Per Giovanni Minoli, la Rai è l’ultimo «fortino catto-comunista»
25/06/2018 di Redazione
Tempi di nomine in Rai, tempi di campagna elettorale per chi si è candidato al cda del servizio pubblico. È il caso di Giovanni Minoli che ha parlato, in un’intervista a Libero, di «Rai cattocomunista» e ultimo fortino per una certa parte politica che, in Italia, sembra ormai scomparsa. Il giornalista non nasconde la sua ambizione di diventare direttore generale («anche un membro del cda può ambire a quel ruolo») e illustra la sua idea di Raivoluzione, ovvero di cambiamento strutturale del servizio pubblico.
LEGGI ANCHE > La nuova Rai targata M5S-Lega con Travaglio al TG1 e Gabanelli presidente
Rai cattocomunista, come si fa la rivoluzione del servizio pubblico
Giovanni Minoli ha le idee chiare: sottolinea come la Rai sia completamente da rivedere, facendo del Made in Italy e dei prodotti di qualità i punti forti del servizio pubblico. «I Tg, così come sono stati pensati – ha detto Minoli – non sono più efficaci: servono fasce all news come Sky Tg 24 o RaiNews24: il telegiornale dovrebbe diventare un approfondimento di 10 minuti all’interno di queste fasce.

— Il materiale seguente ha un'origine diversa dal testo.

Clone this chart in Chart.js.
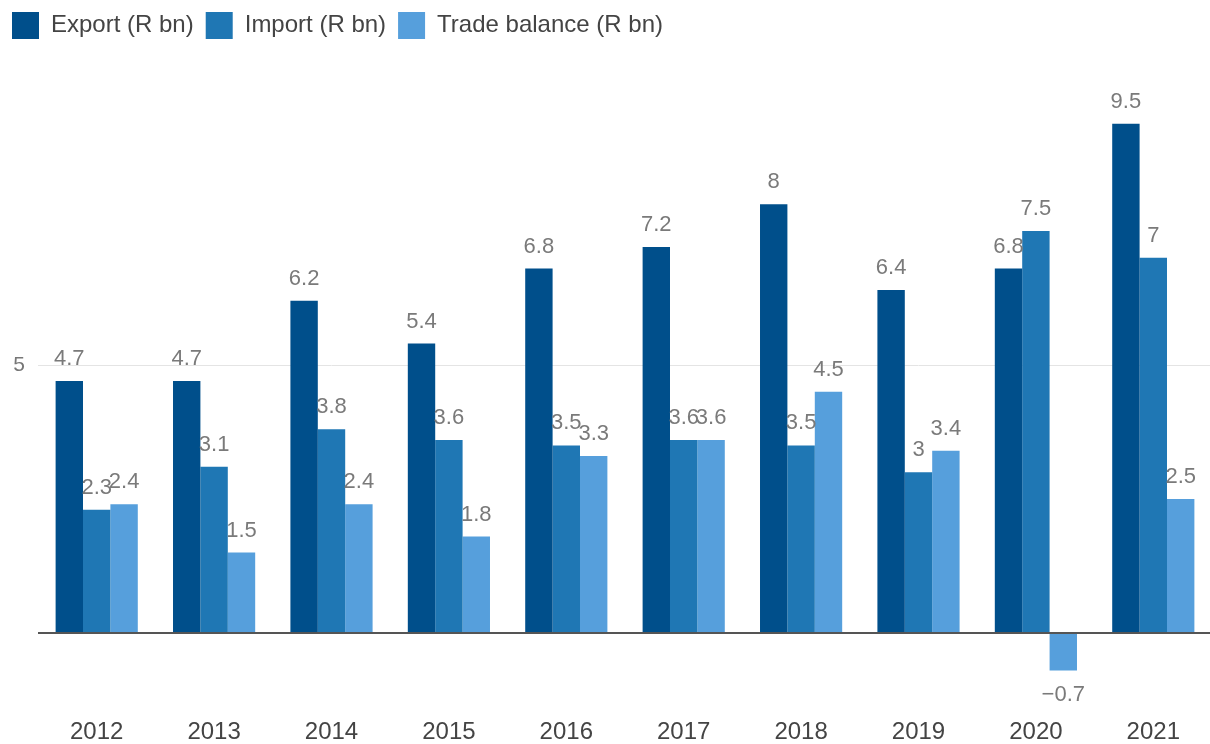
<!DOCTYPE html>
<html>
<head>
<meta charset="utf-8">
<script src="https://cdn.jsdelivr.net/npm/chart.js@4/dist/chart.umd.min.js"></script>
<style>
  html, body { margin: 0; padding: 0; background: #fff; overflow: hidden; }
</style>
</head>
<body>
<canvas id="tradeChart" width="1212" height="744"></canvas>
<script>
  const years = ['2012', '2013', '2014', '2015', '2016', '2017', '2018', '2019', '2020', '2021'];
  const exportValues = [4.7, 4.7, 6.2, 5.4, 6.8, 7.2, 8, 6.4, 6.8, 9.5];
  const importValues = [2.3, 3.1, 3.8, 3.6, 3.5, 3.6, 3.5, 3, 7.5, 7];
  const balanceValues = [2.4, 1.5, 2.4, 1.8, 3.3, 3.6, 4.5, 3.4, -0.7, 2.5];
  const yTicks = [0, 5];

  const fontFamily = '"Liberation Sans", Arial, sans-serif';

  function fmt(v) {
    const r = Math.round(Math.abs(v) * 10) / 10;
    return (v < 0 ? '\u2212' : '') + r;
  }

  // value labels above (or below, for negatives) each bar
  const valueLabels = {
    id: 'valueLabels',
    afterDatasetsDraw(chart) {
      const ctx = chart.ctx;
      ctx.save();
      ctx.font = '22px ' + fontFamily;
      ctx.fillStyle = '#7a7a7a';
      ctx.textAlign = 'center';
      ctx.textBaseline = 'alphabetic';
      chart.data.datasets.forEach((ds, i) => {
        chart.getDatasetMeta(i).data.forEach((bar, j) => {
          const v = ds.data[j];
          const y = v >= 0 ? bar.y - 16 : bar.y + 30;
          ctx.fillText(fmt(v), bar.x, y);
        });
      });
      ctx.restore();
    }
  };

  const ctx = document.getElementById('tradeChart').getContext('2d');

  new Chart(ctx, {
    type: 'bar',
    data: {
      labels: years,
      datasets: [
        { label: 'Export (R bn)', data: exportValues, backgroundColor: '#004f8b' },
        { label: 'Import (R bn)', data: importValues, backgroundColor: '#1f77b4' },
        { label: 'Trade balance (R bn)', data: balanceValues, backgroundColor: '#569fdc' }
      ]
    },
    options: {
      responsive: false,
      animation: false,
      layout: { padding: 0 },
      datasets: {
        bar: { categoryPercentage: 0.7, barPercentage: 1, borderWidth: 0 }
      },
      plugins: {
        tooltip: { enabled: false },
        legend: {
          position: 'top',
          align: 'start',
          labels: {
            boxWidth: 27,
            boxHeight: 27,
            padding: 12,
            color: '#444',
            font: { size: 24, family: fontFamily }
          }
        }
      },
      scales: {
        x: {
          grid: { display: false, drawTicks: false },
          border: { display: false },
          ticks: { color: '#444', padding: 14, font: { size: 24, family: fontFamily } },
          afterFit(scale) { scale.height = 40; }
        },
        y: {
          min: -1.325,
          max: 10.896,
          border: { display: false },
          grid: {
            drawTicks: false,
            color: (c) => c.tick && c.tick.value === 0 ? '#555' : '#e4e4e4',
            lineWidth: (c) => c.tick && c.tick.value === 0 ? 2 : 1
          },
          afterBuildTicks(scale) {
            scale.ticks = yTicks.map(v => ({ value: v }));
          },
          ticks: {
            color: '#777',
            padding: 13,
            font: { size: 21, family: fontFamily },
            callback: (v) => v === 0 ? '' : v
          },
          afterFit(scale) { scale.width = 38; }
        }
      }
    },
    plugins: [valueLabels]
  });
</script>
</body>
</html>
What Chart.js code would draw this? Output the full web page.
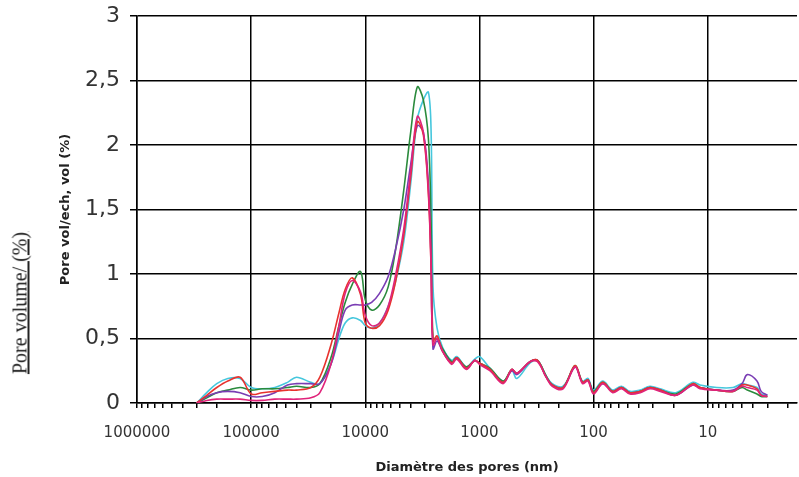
<!DOCTYPE html>
<html>
<head>
<meta charset="utf-8">
<script src="https://cdn.jsdelivr.net/npm/chart.js"></script>
<style>
  body { margin: 0; background: #fff; }
  #wrap { position: relative; width: 799px; height: 477px; }
  #outerLabel {
    position: absolute; left: 20px; top: 303px;
    transform: translate(-50%, -50%) rotate(-90deg);
    font-family: "Liberation Serif", serif; font-size: 20px; color: #222;
    text-decoration: underline; white-space: nowrap;
  }
</style>
</head>
<body>
<div id="wrap">
  <canvas id="poreChart"></canvas>
  <div id="outerLabel">Pore volume/ (%)</div>
</div>
<script>
// diamètres des pores (nm)
const diameters = [300000, 245000, 200000, 160000, 125000, 100000, 80000, 62000, 48000, 40000,
  30000, 25000, 20000, 17000, 15000, 13000, 11000, 10000, 8800, 7500,
  6300, 5400, 4600, 4000, 3500, 3100, 2800, 2650, 2550, 2350,
  2100, 1750, 1580, 1300, 1100, 1000, 810, 620, 520, 470,
  360, 310, 260, 230, 185, 145, 125, 112, 100, 83,
  68, 57, 48, 39, 32, 26, 19, 13.5, 11.7, 8.3,
  6, 5, 4.5, 3.7, 3.4, 3];

const magentaVals = [0, 0.02, 0.03, 0.03, 0.03, 0.02, 0.02, 0.03, 0.03, 0.03,
  0.04, 0.08, 0.30, 0.60, 0.85, 0.95, 0.86, 0.68, 0.60, 0.62,
  0.75, 1.00, 1.35, 1.80, 2.22, 2.10, 1.65, 1.05, 0.45, 0.50,
  0.40, 0.30, 0.34, 0.26, 0.33, 0.30, 0.25, 0.15, 0.26, 0.23,
  0.32, 0.32, 0.20, 0.13, 0.11, 0.28, 0.15, 0.17, 0.07, 0.15,
  0.08, 0.11, 0.07, 0.08, 0.11, 0.09, 0.06, 0.14, 0.11, 0.10,
  0.09, 0.13, 0.12, 0.10, 0.06, 0.05];

const redVals = [0, 0.06, 0.12, 0.17, 0.20, 0.07, 0.08, 0.09, 0.10, 0.10,
  0.12, 0.20, 0.45, 0.70, 0.88, 0.97, 0.84, 0.62, 0.58, 0.60,
  0.72, 0.95, 1.30, 1.75, 2.18, 2.08, 1.62, 1.05, 0.48, 0.52,
  0.40, 0.31, 0.35, 0.27, 0.33, 0.31, 0.26, 0.16, 0.26, 0.23,
  0.32, 0.33, 0.20, 0.14, 0.12, 0.29, 0.16, 0.18, 0.08, 0.16,
  0.09, 0.12, 0.08, 0.09, 0.12, 0.10, 0.06, 0.15, 0.12, 0.10,
  0.09, 0.14, 0.14, 0.11, 0.06, 0.05];

const purpleVals = [0, 0.05, 0.08, 0.09, 0.08, 0.05, 0.05, 0.08, 0.14, 0.15,
  0.15, 0.15, 0.30, 0.55, 0.72, 0.76, 0.76, 0.76, 0.78, 0.85,
  0.98, 1.20, 1.50, 1.85, 2.15, 2.10, 1.70, 1.10, 0.42, 0.48,
  0.40, 0.31, 0.35, 0.27, 0.33, 0.31, 0.26, 0.16, 0.25, 0.22,
  0.32, 0.33, 0.20, 0.14, 0.12, 0.28, 0.16, 0.18, 0.08, 0.15,
  0.09, 0.12, 0.08, 0.09, 0.12, 0.10, 0.06, 0.14, 0.12, 0.10,
  0.10, 0.15, 0.22, 0.17, 0.09, 0.06];

const greenVals = [0, 0.04, 0.08, 0.10, 0.12, 0.10, 0.11, 0.11, 0.12, 0.13,
  0.12, 0.15, 0.35, 0.60, 0.78, 0.92, 1.02, 0.80, 0.72, 0.76,
  0.90, 1.20, 1.65, 2.10, 2.45, 2.35, 2.05, 1.40, 0.50, 0.50,
  0.42, 0.32, 0.35, 0.28, 0.33, 0.31, 0.27, 0.17, 0.26, 0.23,
  0.32, 0.33, 0.21, 0.14, 0.12, 0.29, 0.16, 0.18, 0.09, 0.16,
  0.09, 0.12, 0.08, 0.09, 0.12, 0.10, 0.07, 0.15, 0.12, 0.10,
  0.09, 0.12, 0.10, 0.07, 0.05, 0.05];

const cyanVals = [0, 0.08, 0.15, 0.19, 0.19, 0.12, 0.11, 0.12, 0.16, 0.20,
  0.16, 0.15, 0.30, 0.50, 0.62, 0.66, 0.64, 0.60, 0.58, 0.62,
  0.75, 0.95, 1.25, 1.70, 2.20, 2.35, 2.41, 2.10, 0.90, 0.58,
  0.43, 0.33, 0.36, 0.28, 0.34, 0.36, 0.27, 0.17, 0.25, 0.19,
  0.31, 0.33, 0.21, 0.15, 0.13, 0.28, 0.17, 0.19, 0.10, 0.17,
  0.10, 0.13, 0.09, 0.10, 0.13, 0.11, 0.08, 0.16, 0.14, 0.12,
  0.12, 0.15, 0.14, 0.12, 0.07, 0.06];

const yTicks = [0, 0.5, 1, 1.5, 2, 2.5, 3];
const xTickLabels = [1000000, 100000, 10000, 1000, 100, 10];

function pts(vals) {
  return diameters.map((d, i) => ({ x: d, y: vals[i] }));
}

function line(vals, color) {
  return {
    data: pts(vals),
    borderColor: color,
    borderWidth: 1.6,
    pointRadius: 0,
    tension: 0.35,
    fill: false
  };
}

const config = {
  type: "line",
  data: {
    datasets: [
      line(magentaVals, "#e0237a"),
      line(redVals, "#e8322e"),
      line(purpleVals, "#7a3db4"),
      line(greenVals, "#2a8a3c"),
      line(cyanVals, "#46c7dd")
    ]
  },
  options: {
    responsive: true,
    maintainAspectRatio: false,
    animation: false,
    layout: { padding: { left: 40, right: 2, top: 16, bottom: 0 } },
    plugins: { legend: { display: false }, tooltip: { enabled: false } },
    scales: {
      x: {
        type: "logarithmic",
        reverse: true,
        min: 1.65,
        max: 1000000,
        afterBuildTicks: (scale) => {
          const t = [];
          for (let e = 0; e <= 6; e++) {
            for (let m = 1; m <= 9; m++) {
              const v = m * Math.pow(10, e);
              if (v >= 2 && v <= 1000000) t.push({ value: v });
            }
          }
          scale.ticks = t;
        },
        afterFit: (scale) => { scale.height = 74; },
        border: { color: "#000", width: 1.5 },
        grid: {
          color: (ctx) => ctx.tick && xTickLabels.includes(Math.round(ctx.tick.value)) ? "#000" : "rgba(0,0,0,0)",
          tickColor: "#000",
          lineWidth: 1.5,
          tickLength: 5
        },
        ticks: {
          autoSkip: false,
          maxRotation: 0,
          padding: 16,
          color: "#333",
          font: { family: "DejaVu Sans", size: 15 },
          callback: (v) => xTickLabels.includes(Math.round(v)) ? String(Math.round(v)) : ""
        },
        title: {
          display: true,
          text: "Diamètre des pores (nm)",
          color: "#222",
          font: { family: "DejaVu Sans", size: 13, weight: "bold" },
          padding: { top: 4, bottom: 2 }
        }
      },
      y: {
        min: 0,
        max: 3,
        afterBuildTicks: (scale) => { scale.ticks = yTicks.map(v => ({ value: v })); },
        afterFit: (scale) => { scale.width = 97; scale.paddingTop = 0; scale.paddingBottom = 0; },
        border: { color: "#000", width: 1.5 },
        grid: { color: "#000", lineWidth: 1.5, tickLength: 7 },
        ticks: {
          padding: 10,
          color: "#333",
          font: { family: "DejaVu Sans", size: 22, lineHeight: 1 },
          callback: (v) => String(v).replace(".", ",")
        },
        title: {
          display: true,
          text: "Pore vol/ech, vol (%)",
          color: "#222",
          font: { family: "DejaVu Sans", size: 13, weight: "bold" },
          padding: { top: 18, bottom: 0 }
        }
      }
    }
  }
};

new Chart(document.getElementById("poreChart"), config);
</script>
</body>
</html>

Se restano così, non si va da nessuna parte e non fanno altro che assecondare delle logiche di lottizzazione care alla politica».
Rai Cattocomunista, Minoli ha parlato con Salvini, Di Maio e Giorgetti
Insomma, Giovanni Minoli ci va giù pesante, parlando di Rai cattocomunista e ultimo baluardo di un certo tipo di politica. «Ho parlato sia con Matteo Salvini, sia con Luigi Di Maio della Rai – ha affermato Minoli -. Poi ho avuto modo di avere colloqui approfonditi anche con Giorgetti. La rivoluzione deve prendere l’indirizzo per il quale sono tutti d’accordo. Tuttavia, non so dire se, una volta dentro, si faranno affascinare dalle logiche spartitorie che hanno da sempre caratterizzato il servizio pubblico».
Una voce autorevole, dunque, pronta a parlare con i nuovi esponenti della politica per tirare fuori una nuova idea di televisione. «Ci vorrebbe un piano Solo – ha affermato Minoli – con 5mila esuberi sui 15mila dipendenti. Una sorta di rivoluzione: dobbiamo superare la burocrazia presente a Viale Mazzini».